Since 2001, however, the median wage for both genders with college educations remained essentially flat.

And among young college graduates, their entry-level wages have fallen since 2000 -- 79 cents per hour for men and 33 cents per hour for women.


A couple of thoughts here.
1) Is that 12.8% in actual, non-adjusted wages, or real wages? Because if the average college educated male is only making 12.8% more in actual dollars than he was 33 years ago, that's horrendous, but believable.
2) Though, if that 12.8% is in real dollars, that's still sad, given that

Between 1995 and 2005, productivity -- a measure of the quantity and quality of what workers produce per hour -- grew 33.4 percent.

and
3) has the cost of a college education likewise risen only 12.8% since 1973? I don't think it has.

Off the Hook

Garrison Keillor is forgiven.
Being a fair man, I will exclude certain old people from my enemies' list if they admit that I am right. Extra points to them if they are eloquent about it.
Today, Garrison Keillor gets the extra points.
I keep running into retirees in their mid-fifties, free to collect seashells and write bad poetry and shoot video of the Grand Canyon, and goody for them, but they're not the future. My college kids are graduating with a 20-pound ball of debt chained to their ankles. That's not right and you know it.

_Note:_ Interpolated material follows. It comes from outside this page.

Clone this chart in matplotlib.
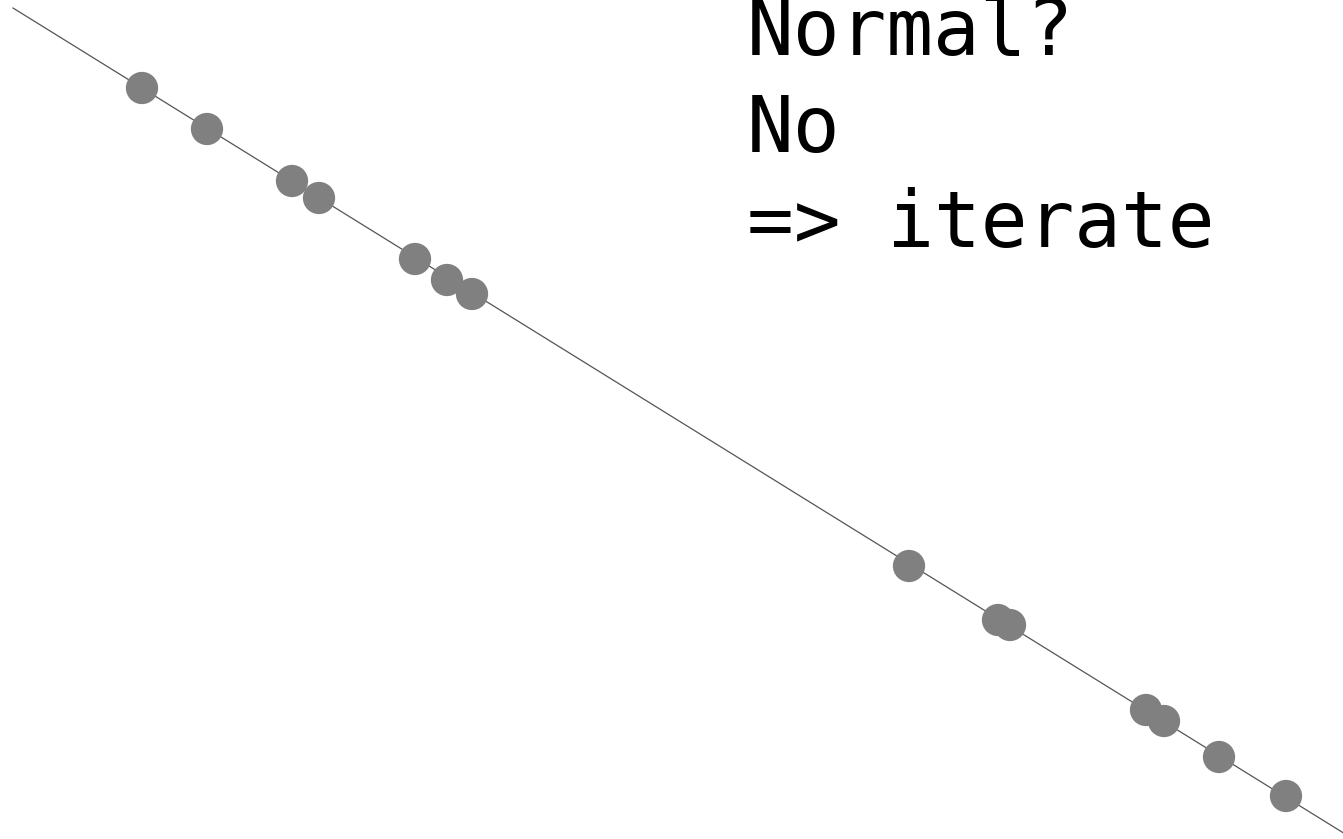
import numpy as np
import matplotlib
matplotlib.use("Agg")
import matplotlib.pyplot as plt

# sample points (theoretical vs. observed, in the chart's own units)
x_pts = [142, 207, 292, 319, 415, 447, 472, 909, 998, 1010, 1146, 1164, 1219, 1286]
y_pts = [88, 129, 181, 198, 259, 280, 294, 566, 620, 625, 710, 721, 757, 796]

# reference line end points
line_x = [13, 1400]
line_y = [8, 868]

text_lines = ["Normal?", "No", "=> iterate"]

fig = plt.figure(figsize=(13.43, 8.39), dpi=100)
ax = fig.add_axes([0, 0, 1, 1])
ax.set_xlim(0, 1343)
ax.set_ylim(839, 0)
ax.axis("off")

ax.plot(line_x, line_y, color="#555555", linewidth=0.9, zorder=1)
ax.scatter(x_pts, y_pts, s=540, color="#808080", edgecolors="none", zorder=2)

baselines = [55, 152, 247]
for t, yb in zip(text_lines, baselines):
    ax.text(747, yb, t, fontsize=56, family="DejaVu Sans Mono",
            ha="left", va="baseline", color="black")

fig.savefig("out.png", dpi=100)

This country is squashing its young. We're sending them to die in a war we don't believe in anymore. We're cheating them so we can offer tax relief to the rich. And we're stealing from them so that old gaffers like me, who want to live forever, can go in for an MRI if we have a headache.


All he has to do now to get the Frankie Machine Medal of Honor is write a column or two about the Twin Cities' homicide and meth addiction rates.

Saturday, September 02, 2006

Go Maroons

Ponderous Saturday


In those television commercials for Febreze, where the woman follows the family dog around spraying everything it romps on, such as the couch,
the dog bed,
the carpet,
the bedroom...

why doesn't she just Febreze the dog?

Hose the little guy down with Febreze, problem solved.